7. We also find no substance in the contention of Sri Ganguly that the process in which the Sodium Sulphate was used, was anterior to and at one stage removed from the actual manufacture of paper. Sri Sorabjee’s answer to this contention is, in our view, appropriate. That apart the following observations in Collector of Central Excise vs. Eastend Paper Industries Ltd. cited by Sri Ganguly himself is a complete answer:
“…. Where any particular process, this Court further emphasised, is so integrally connected with the ultimate production of goods that, but for that process, manufacture or processing of goods would be commercially inexpedient, articles required in that process, would fall within the expression ‘in the manufacture of goods’…”
8. On a consideration of the matter, we are persuaded to the view that the Tribunal was right in its conclusion that Sodium Sulphate was used in the manufacture of paper as “Raw-Material” within the meaning of the Notification No.105/82-CE dated 28.2.1982.
9. Now a word about Sri Ganguly’s insistence on drawing a line of strict demarcation between what can be said to be ‘goods’ merely “used” in the manufacture and what constitute goods used as “Raw-Material” for the purpose.
We are afraid, in the infinite variety of ways in which these problems present themselves it is neither necessary nor wise to enunciate principles of any general validity intended to cover 2all cases. The matter must rest upon the facts of each case. Though in many cases it might be difficult to draw a line of demarcation, it is easy to discern on which side of the border-line a particular case falls.
Sri Ganguly’s insistence, however, serves to recall the pertinent observations of an eminent author on the point.

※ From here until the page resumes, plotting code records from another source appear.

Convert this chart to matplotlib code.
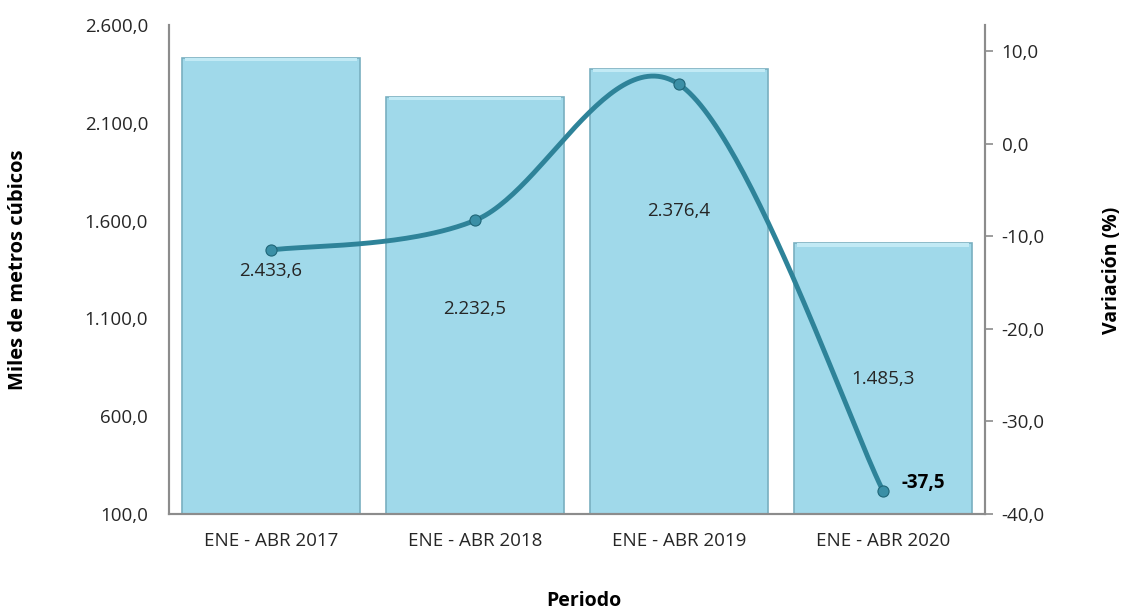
import matplotlib.pyplot as plt
import numpy as np

# --------------------------------
# Data
# --------------------------------

periods = ["ENE - ABR 2017", "ENE - ABR 2018", "ENE - ABR 2019", "ENE - ABR 2020"]
volume = [2433.6, 2232.5, 2376.4, 1485.3]
variation = [-11.5, -8.3, 6.4, -37.5]

# label anchor heights (left axis units), as placed in the original
label_y = [1340, 1150, 1650, 790]

left_ticks = [100, 600, 1100, 1600, 2100, 2600]
right_ticks = [-40, -30, -20, -10, 0, 10]

BAR_COLOR = "#A0D9EA"
BAR_EDGE = "#79AFC0"
LINE_COLOR = "#2E8399"
TEXT_COLOR = "#262626"
AXIS_COLOR = "#8C8C8C"

FS = 13.5

plt.rcParams["font.family"] = ["Open Sans", "DejaVu Sans"]


def fmt_es(v, dec=1):
    s = f"{v:,.{dec}f}"
    return s.replace(",", "X").replace(".", ",").replace("X", ".")


def smooth_curve(xs, ys, n=60):
    # catmull-rom style bezier, like the smoothed line option in excel
    pts = np.column_stack([xs, ys]).astype(float)
    padded = np.vstack([pts[0], pts, pts[-1]])
    out = []
    for i in range(len(pts) - 1):
        p0, p1, p2, p3 = padded[i], padded[i + 1], padded[i + 2], padded[i + 3]
        c1 = p1 + (p2 - p0) / 6
        c2 = p2 - (p3 - p1) / 6
        t = np.linspace(0, 1, n)[:, None]
        seg = ((1 - t) ** 3) * p1 + 3 * ((1 - t) ** 2) * t * c1 \
            + 3 * (1 - t) * t ** 2 * c2 + t ** 3 * p2
        out.append(seg if i == 0 else seg[1:])
    out = np.vstack(out)
    return out[:, 0], out[:, 1]


# --------------------------------
# Figure
# --------------------------------

fig = plt.figure(figsize=(11.22, 6.10), dpi=100)
ax = fig.add_axes([0.1506, 0.1574, 0.7273, 0.8016])
ax2 = ax.twinx()

x = np.arange(len(periods))

# bars with a light bevel
ax.bar(x, [v - 100 for v in volume], bottom=100, width=0.87,
       color=BAR_COLOR, edgecolor=BAR_EDGE, linewidth=1.2, zorder=2)
ax.bar(x, [18] * len(x), bottom=[v - 18 for v in volume], width=0.84,
       color="#C2EAF5", linewidth=0, zorder=3)

for xi, yl, v in zip(x, label_y, volume):
    ax.text(xi, yl, fmt_es(v), ha="center", va="center",
            fontsize=FS, color=TEXT_COLOR, zorder=6)

ax.set_xlim(-0.5, len(periods) - 0.5)
ax.set_ylim(100, 2600)
ax.set_yticks(left_ticks)
ax.set_yticklabels([fmt_es(t) for t in left_ticks])
ax.set_xticks(x)
ax.set_xticklabels(periods)
ax.tick_params(axis="y", length=0, pad=15, labelsize=FS, labelcolor=TEXT_COLOR)
ax.tick_params(axis="x", length=0, pad=13, labelsize=FS, labelcolor=TEXT_COLOR)

# --------------------------------
# Variation line
# --------------------------------

sx, sy = smooth_curve(x, variation)
ax2.plot(sx, sy, color=LINE_COLOR, linewidth=3.5, solid_capstyle="round", zorder=4)
ax2.plot(x, variation, "o", markersize=8, color="#3A8FA6",
         markeredgecolor="#1F6577", markeredgewidth=0.8, zorder=5)

ax2.text(x[-1] + 0.09, variation[-1] + 0.8, fmt_es(variation[-1]),
         ha="left", va="center", fontsize=FS, fontweight="bold", color="black")

ax2.set_ylim(-40, 12.8)
ax2.set_yticks(right_ticks)
ax2.set_yticklabels([fmt_es(t) for t in right_ticks])
ax2.tick_params(axis="y", length=6, width=1.2, color=AXIS_COLOR, pad=6,
                labelsize=FS, labelcolor=TEXT_COLOR)

for a in (ax, ax2):
    a.spines["top"].set_visible(False)
    for s in ("left", "right", "bottom"):
        a.spines[s].set_color(AXIS_COLOR)
        a.spines[s].set_linewidth(1.5)

ax.set_zorder(1)
ax2.set_zorder(2)
ax.patch.set_visible(False)

# --------------------------------
# Axis titles
# --------------------------------

fig.text(0.016, 0.557, "Miles de metros cúbicos", rotation=90,
         ha="center", va="center", fontsize=14.5, fontweight="bold")
fig.text(0.991, 0.557, "Variación (%)", rotation=90,
         ha="center", va="center", fontsize=14, fontweight="bold")
fig.text(0.52, 0.015, "Periodo", ha="center", va="center",
         fontsize=14, fontweight="bold")

plt.savefig("out.png", dpi=100)
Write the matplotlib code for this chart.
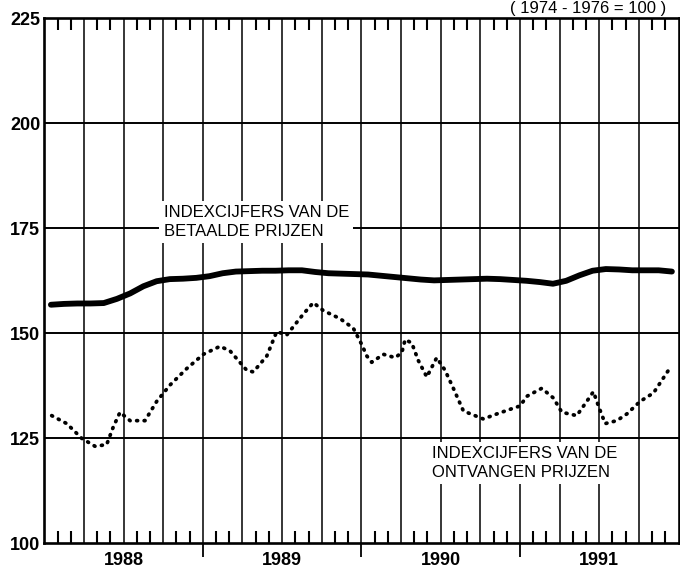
import matplotlib
matplotlib.use("Agg")
import matplotlib.pyplot as plt

plt.rcParams['font.family'] = ['Liberation Sans', 'DejaVu Sans']

# ---- data -------------------------------------------------------------
years = ['1988', '1989', '1990', '1991']
y_ticks = [100, 125, 150, 175, 200, 225]

# Indexcijfers van de betaalde prijzen (monthly, Jan 1988 - Dec 1991)
betaalde_months = [i + 0.5 for i in range(48)]
betaalde = [156.8, 157.0, 157.1, 157.1, 157.2, 158.2, 159.5, 161.2, 162.4, 162.9, 163.0, 163.2,
            163.6, 164.3, 164.7, 164.8, 164.9, 164.9, 165.0, 165.0, 164.6, 164.3, 164.2, 164.1,
            164.0, 163.7, 163.4, 163.1, 162.8, 162.6, 162.7, 162.8, 162.9, 163.0, 162.9, 162.7,
            162.5, 162.2, 161.8, 162.5, 163.8, 164.9, 165.3, 165.2, 165.0, 165.0, 165.0, 164.7]

# Indexcijfers van de ontvangen prijzen (read at turning points, months since Jan 1988)
ontvangen_months = [0.56, 1.7, 2.83, 3.84, 4.72, 5.22, 5.73, 6.49, 7.62, 8.51, 9.52, 10.78,
                    12.04, 13.3, 14.06, 15.32, 15.82, 16.84, 17.59, 18.35, 19.61, 20.36, 21.12,
                    22.38, 23.39, 24.03, 24.41, 24.78, 25.66, 26.55, 27.06, 27.31, 27.81, 28.31,
                    28.95, 29.7, 30.33, 30.96, 31.72, 33.23, 34.25, 35.25, 36.01, 36.52, 37.65,
                    38.53, 39.17, 40.3, 41.06, 41.56, 41.94, 42.45, 43.33, 44.09, 45.1, 46.11, 47.24]
ontvangen = [130.4, 128.5, 125.0, 123.1, 123.5, 127.7, 131.2, 129.2, 129.2, 133.8, 137.7, 141.6,
             145.0, 146.9, 145.8, 141.2, 140.8, 144.6, 150.4, 149.6, 154.6, 157.3, 155.4,
             153.5, 151.2, 147.3, 144.6, 143.1, 145.0, 144.2, 145.4, 148.5, 147.7, 143.5,
             139.6, 144.2, 141.2, 136.9, 131.5, 129.6, 130.8, 131.9, 132.7, 135.0, 136.9,
             134.6, 131.2, 130.4, 133.8, 136.1, 132.7, 128.5, 129.2, 130.8, 133.8, 135.8, 141.2]

label_betaalde = 'INDEXCIJFERS VAN DE\nBETAALDE PRIJZEN'
label_ontvangen = 'INDEXCIJFERS VAN DE\nONTVANGEN PRIJZEN'
basis_text = '( 1974 - 1976 = 100 )'

# ---- figure -----------------------------------------------------------
W, H = 680, 573
fig = plt.figure(figsize=(W / 100, H / 100), dpi=100)
ax = fig.add_axes([44.3 / W, 1 - 543.3 / H, 634.2 / W, 525 / H])

n_months = 12 * len(years)
ax.set_xlim(0, n_months)
ax.set_ylim(y_ticks[0], y_ticks[-1])

# grid
for q in range(3, n_months, 3):
    ax.axvline(q, color='black', lw=1.1, zorder=1)
for yv in y_ticks[1:-1]:
    ax.axhline(yv, color='black', lw=1.4, zorder=1)

for sp in ax.spines.values():
    sp.set_linewidth(1.9)

# y axis
ax.set_yticks(y_ticks)
ax.set_yticklabels([str(v) for v in y_ticks], fontsize=13, fontweight='bold')
ax.tick_params(axis='y', length=0, pad=3)

# x axis: year labels at centres, monthly minor ticks inside
ax.set_xticks([12 * k + 6 for k in range(len(years))])
ax.set_xticklabels(years, fontsize=13, fontweight='bold')
ax.tick_params(axis='x', which='major', length=0, pad=6)
ax.set_xticks([m for m in range(1, n_months) if m % 3 != 0], minor=True)
ax.tick_params(axis='x', which='minor', direction='in', length=8.5, width=1.5,
               top=True, bottom=True)

sec = ax.secondary_xaxis('bottom')
sec.set_xticks([12 * k for k in range(1, len(years))])
sec.tick_params(length=10, width=1.3, direction='out', labelbottom=False)
sec.spines['bottom'].set_visible(False)

# series
ax.plot(betaalde_months, betaalde, color='black', lw=4.2, solid_capstyle='round',
        solid_joinstyle='round', zorder=4)
ax.plot(ontvangen_months, ontvangen, color='black', lw=2.7, linestyle=(0, (0.25, 1.75)),
        dash_capstyle='round', zorder=4)

# labels
box = dict(facecolor='white', edgecolor='none', pad=3)
ax.text(0.188, 0.644, label_betaalde, transform=ax.transAxes, ha='left', va='top',
        fontsize=12, linespacing=1.3, bbox=box, zorder=3)
ax.text(0.611, 0.185, label_ontvangen, transform=ax.transAxes, ha='left', va='top',
        fontsize=12, linespacing=1.3, bbox=box, zorder=3)

fig.text(666 / W, 1 - 13 / H, basis_text, ha='right', va='baseline', fontsize=12)

fig.savefig('out.png', dpi=100)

It was said:
“…A common form of argument used by counsel in legal cases is to suggest that if the court decides in favour of the opposing counsel’s arguments, it will become necessary to draw lines which may be very difficult or impossible to draw. “Where will you draw the line”? is, of course, a question which must be faced by a legislator who is actually proposing to lay down lines for all future cases, but it is not a question which needs in general to be faced by common law courts who proceed in slow stages, moving from case to case…”
(See: “Pragmatism and Theory in English Law”; page 75; Hamlyn Lectures of 1987)
The learned author recalls Lord Lindley’s “robust answer” to the question where will you draw the line?
“Nothing is more common in life than to be unable to draw the line between two things. Who can draw the line between plants and animals? And yet who has any difficulty in saying that an oak-tree is a plant and not an animal?”.
(See: Att.-Gen. v. Brighton & Have Co-operative Assoc. (1900) 1 Ch. 276 at P. 282)
Again , Lord Coleridge in Mayor of Southport v. Morris (1893) 1 Q.B. 359 at 361 said:
“The Attorney-General has asked where we are to draw line. The answer is that it is not necessary to draw it at any precise point. It is enough for us to say that the present case is on the right side of any line that could reasonably be drawn.”
10. In the result for the foregoing reasons, we find no merit in this appeal which is, accordingly, dismissed.